Вскоре пришло известие, что министр финансов Бунге пообещал Виктору Ивановичу субсидию в миллион рублей. Даже мало разбиравшийся в коммерческих делах Александр Онуфриевич сразу понял, что Рагозин спас «товарищество» «именно в такой момент, когда оно было в страшной крайности», а потому он «станет, очевидно, опять полным хозяином всего предприятия». Александр убеждал брата, что ссора с Виктором Ивановичем ему только повредит и «если возможно еще спасти ваши отношения, то это следует сделать». Но Владимир Онуфриевич был настроен крайне воинственно. «При малейшем успехе, – с тревогой писала Софья Васильевна Александру Онуфриевичу, – Володя так закусывает удила, что, право, точно искушает судьбу послать на нас новые удары. Ужасно как все это скучно и печально, а за будущее ужасно страшно».
Сидеть сложа руки в Париже больше было невозможно.

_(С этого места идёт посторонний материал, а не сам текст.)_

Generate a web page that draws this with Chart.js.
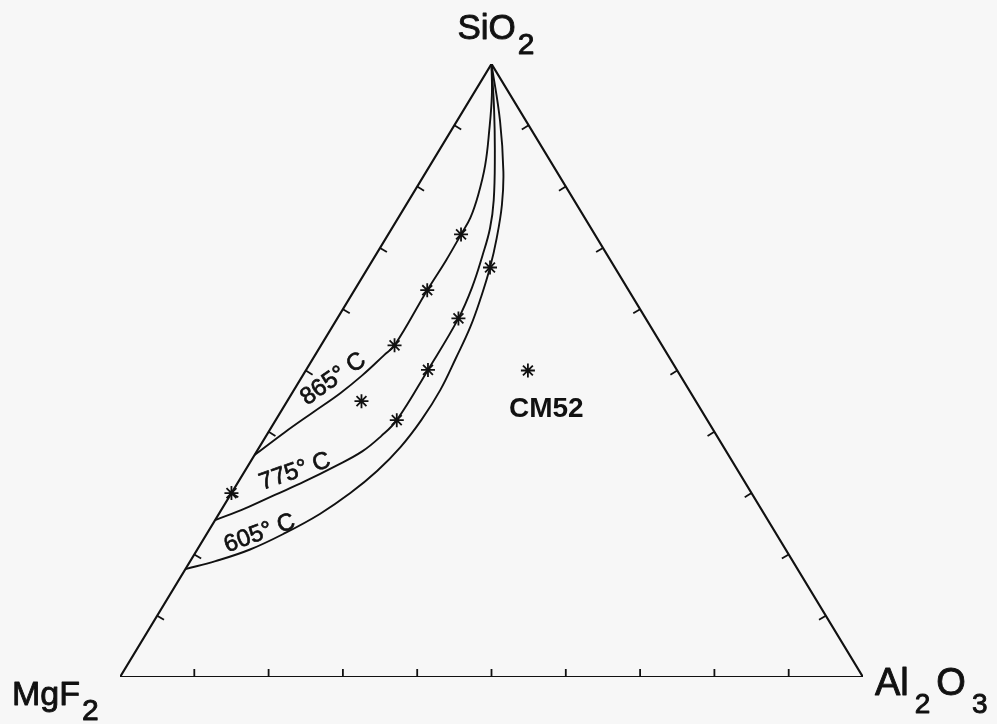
<!DOCTYPE html>
<html>
<head>
<meta charset="utf-8">
<script src="https://cdn.jsdelivr.net/npm/chart.js@4"></script>
<style>
  html, body { margin: 0; padding: 0; background: #f7f7f7; }
  #wrap { width: 997px; height: 724px; }
</style>
</head>
<body>
<div id="wrap"><canvas id="chart" width="997" height="724"></canvas></div>
<script>
// Ternary system SiO2 – MgF2 – Al2O3, compositions in wt% given as [SiO2, Al2O3]
// (MgF2 is the remainder).
const vertexLabels = ['SiO2', 'MgF2', 'Al2O3'];
const tickPercents = [10, 20, 30, 40, 50, 60, 70, 80, 90];
const isothermNames = ['865° C', '775° C', '605° C'];

// Phase boundaries running from the SiO2 corner to the SiO2–MgF2 join
const boundary865 = [[100, 0], [94.9, 2.6], [89.2, 5.1], [83.5, 7.4], [78.6, 8.9], [74.9, 9.7],
  [72.2, 9.8], [68.0, 9.9], [63.1, 9.8], [54.1, 9.9], [52.5, 9.3], [49.2, 8.0], [46.3, 6.5],
  [43.2, 4.4], [39.9, 2.2], [36.2, 0]];
const boundary775 = [[100, 0], [92.5, 4.1], [85.1, 7.9], [77.8, 11.4], [73.2, 13.2], [68.8, 14.4],
  [63.6, 15.6], [58.5, 16.3], [50.1, 16.4], [41.9, 16.3], [39.3, 15.5], [36.8, 14.2], [34.4, 11.8],
  [31.9, 8.9], [29.7, 6.0], [27.5, 3.1], [25.6, 0]];
const boundary605 = [[100, 0], [90.7, 5.8], [82.4, 10.4], [77.0, 12.9], [71.6, 14.9], [66.8, 16.4],
  [62.0, 17.6], [57.1, 18.6], [52.0, 19.2], [46.8, 19.7], [41.9, 19.6], [37.5, 19.0], [33.6, 17.8],
  [30.0, 16.0], [26.6, 13.6], [23.5, 10.5], [20.8, 7.1], [18.9, 3.4], [17.6, 0]];

// Measured sample compositions
const samplePoints = [[72.2, 9.8], [63.1, 9.8], [54.1, 9.9], [45.0, 10.0],
  [58.5, 16.3], [50.1, 16.4], [41.9, 16.3], [66.8, 16.4], [30.0, 0]];
const cm52Name = 'CM52';
const cm52Point = [[50.0, 29.9]];

// wt% -> plot coordinates (x along MgF2→Al2O3 base, y = SiO2 fraction)
function toXY(p) { return { x: p[1] / 100 + p[0] / 200, y: p[0] / 100 }; }

const INK = '#111';
const FONT = '"Liberation Sans", Arial, Helvetica, sans-serif';

function inkText(ctx, s, x, y, weight) {
  ctx.fillText(s, x, y);
  if (weight > 0) { ctx.lineWidth = weight; ctx.strokeText(s, x, y); }
}

function drawFormula(ctx, str, x, y, size, subSize, drop, gap) {
  let cx = x;
  for (const ch of str) {
    const sub = /\d/.test(ch);
    ctx.font = `${sub ? subSize : size}px ${FONT}`;
    if (sub) cx += gap;
    inkText(ctx, ch, cx, sub ? y + drop : y, 0.9);
    cx += ctx.measureText(ch).width + (sub ? gap : 0);
  }
}

const ternaryDecor = {
  id: 'ternaryDecor',
  afterDatasetsDraw(chart) {
    const { ctx, scales: { x, y } } = chart;
    const px = (p) => { const q = toXY(p); return [x.getPixelForValue(q.x), y.getPixelForValue(q.y)]; };
    const apex = px([100, 0]), left = px([0, 0]), right = px([0, 100]);
    const cx = (apex[0] + left[0] + right[0]) / 3, cy = (apex[1] + left[1] + right[1]) / 3;

    // inward-pointing unit normal of an edge
    const normal = (a, b) => {
      let nx = -(b[1] - a[1]), ny = b[0] - a[0];
      const len = Math.hypot(nx, ny); nx /= len; ny /= len;
      const mx = (a[0] + b[0]) / 2, my = (a[1] + b[1]) / 2;
      if ((cx - mx) * nx + (cy - my) * ny < 0) { nx = -nx; ny = -ny; }
      return [nx, ny];
    };
    const nBase = normal(left, right), nLeft = normal(left, apex), nRight = normal(right, apex);

    ctx.save();
    ctx.strokeStyle = INK;
    ctx.lineWidth = 1.8;
    const tickLen = 8;
    for (const t of tickPercents) {
      const marks = [[px([0, t]), nBase], [px([t, 0]), nLeft], [px([t, 100 - t]), nRight]];
      for (const [p, n] of marks) {
        ctx.beginPath();
        ctx.moveTo(p[0], p[1]);
        ctx.lineTo(p[0] + n[0] * tickLen, p[1] + n[1] * tickLen);
        ctx.stroke();
      }
    }

    // corner labels
    ctx.fillStyle = INK;
    ctx.lineJoin = 'round';
    ctx.textBaseline = 'alphabetic';
    ctx.textAlign = 'left';
    drawFormula(ctx, vertexLabels[0], apex[0] - 34, apex[1] - 25, 35, 30, 15, 2);
    drawFormula(ctx, vertexLabels[1], left[0] - 108, left[1] + 28, 34, 30, 15, 2);
    drawFormula(ctx, vertexLabels[2], right[0] + 12, right[1] + 18, 38, 28, 18, 6);

    // isotherm labels along the boundaries
    const isoAnchors = [[48.6, 4.4, -35], [33.5, 6.8, -19], [23.4, 7.1, -20]];
    ctx.font = `24px ${FONT}`;
    ctx.textAlign = 'center';
    ctx.textBaseline = 'middle';
    isothermNames.forEach((name, i) => {
      const [si, al, ang] = isoAnchors[i];
      const p = px([si, al]);
      ctx.save();
      ctx.translate(p[0], p[1]);
      ctx.rotate(ang * Math.PI / 180);
      inkText(ctx, name, 0, 0, 0.7);
      ctx.restore();
    });

    // CM52 sample name
    const c = px(cm52Point[0]);
    ctx.font = `bold 28px ${FONT}`;
    ctx.textAlign = 'left';
    ctx.textBaseline = 'alphabetic';
    inkText(ctx, cm52Name, c[0] - 19, c[1] + 46, 0);
    ctx.restore();
  }
};

const lineSet = (pts) => ({
  data: pts.map(toXY), showLine: true, tension: 0.4, pointRadius: 0,
  borderColor: INK, borderWidth: 1.9, fill: false
});

new Chart(document.getElementById('chart'), {
  type: 'scatter',
  data: {
    datasets: [
      { data: [[0, 0], [0, 100], [100, 0], [0, 0]].map(toXY), showLine: true, tension: 0,
        pointRadius: 0, borderColor: INK, borderWidth: 2.2, fill: false },
      lineSet(boundary865),
      lineSet(boundary775),
      lineSet(boundary605),
      { data: samplePoints.concat(cm52Point).map(toXY), showLine: false, pointStyle: 'star',
        pointRadius: 7, pointBorderWidth: 1.8, pointBorderColor: INK, pointBackgroundColor: INK }
    ]
  },
  options: {
    responsive: false,
    animation: false,
    events: [],
    layout: { padding: { left: 120, right: 134, top: 64, bottom: 47 } },
    scales: {
      x: { type: 'linear', min: 0, max: 1, display: false },
      y: { type: 'linear', min: 0, max: 1, display: false }
    },
    plugins: { legend: { display: false }, tooltip: { enabled: false } }
  },
  plugins: [ternaryDecor]
});
</script>
</body>
</html>
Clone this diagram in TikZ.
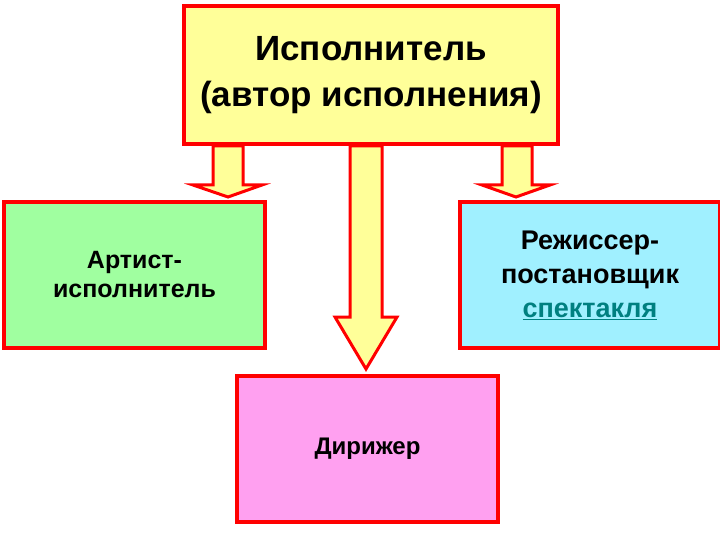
\documentclass[tikz,border=0pt]{standalone}
\usepackage{fontspec}
\setmainfont{Liberation Sans}
\begin{document}
\begin{tikzpicture}[x=1pt,y=-1pt,
  boxst/.style={draw=red,line width=4pt},
  arrst/.style={draw=red,line width=3pt,line join=miter}]
\useasboundingbox (0,0) rectangle (720,540);
\definecolor{cy}{HTML}{FFFF99}
\definecolor{cg}{HTML}{A0FFA0}
\definecolor{cb}{HTML}{A0F0FF}
\definecolor{cp}{HTML}{FFA0F0}
\definecolor{teal2}{HTML}{008080}
% arrows
\draw[arrst,fill=cy] (213,146) -- (243,146) -- (243,185) -- (262,185) -- (228,197) -- (193,185) -- (213,185) -- cycle;
\draw[arrst,fill=cy] (502,146) -- (532,146) -- (532,185) -- (550,185) -- (516,197) -- (482,185) -- (502,185) -- cycle;
\draw[arrst,fill=cy] (350,146) -- (382,146) -- (382,317) -- (397,317) -- (366,369) -- (335,317) -- (350,317) -- cycle;
% boxes
\node[boxst,fill=cy,minimum width=374pt,minimum height=138pt,anchor=north west,align=center,font=\fontsize{35}{46}\selectfont\bfseries] (top) at (182,4) {Исполнитель\\(автор исполнения)};
\node[boxst,fill=cg,minimum width=261pt,minimum height=146pt,anchor=north west,align=center,font=\fontsize{25}{29}\selectfont\bfseries] (left) at (2,200) {Артист-\\исполнитель};
\node[boxst,fill=cb,minimum width=260pt,minimum height=146pt,anchor=north west,align=center,font=\fontsize{27}{34}\selectfont\bfseries] (right) at (458,200) {Режиссер-\\постановщик\\\textcolor{teal2}{\underline{спектакля}}};
\node[boxst,fill=cp,minimum width=261pt,minimum height=146pt,anchor=north west,align=center,font=\fontsize{24}{29}\selectfont\bfseries] (bot) at (235,374) {Дирижер};
\end{tikzpicture}
\end{document}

Софья Васильевна порывалась отвезти Фуфу в Виллафранку и ехать вместе с мужем в Москву, но он категорически восстал против этого, и она осталась. Сам Владимир Онуфриевич намеревался вернуться через два-три дня. И – словно в воду канул.
А ведь он оставил жену почти без денег! Не зная, что предпринять, Софья Васильевна зашла к Андре. Ее поразило, с каким видимым и даже перед нею нескрываемым пренебрежением отзывался он о ее муже. Между тем Ковалевский был убежден, что Андре его боится. Утраченная вдруг Владимиром Онуфриевичем способность объективно оценивать положение пугала Софью Васильевну больше всего, тем более что о «странном» его поведении в Москве ей сообщала Юлия Лермонтова.
«Пожалуйста, пиши мне откровенно, без обычной победной песни, – умолял и Александр брата из Виллафранки, – у всех дела идут всегда больше худо, чем хорошо; нет особенной причины, чтобы у тебя шли лучше, чем у других. Пожалуйста, сообщай подробнее о черных сторонах дела».
Но «черных сторон» Владимир не желал замечать.
«Дорогой Александр Онуфриевич, – писала Софья Васильевна в середине февраля 1882 года. – Сейчас получила Ваше письмо, и, право, беспокойство мое за будущее растет с каждым днем […].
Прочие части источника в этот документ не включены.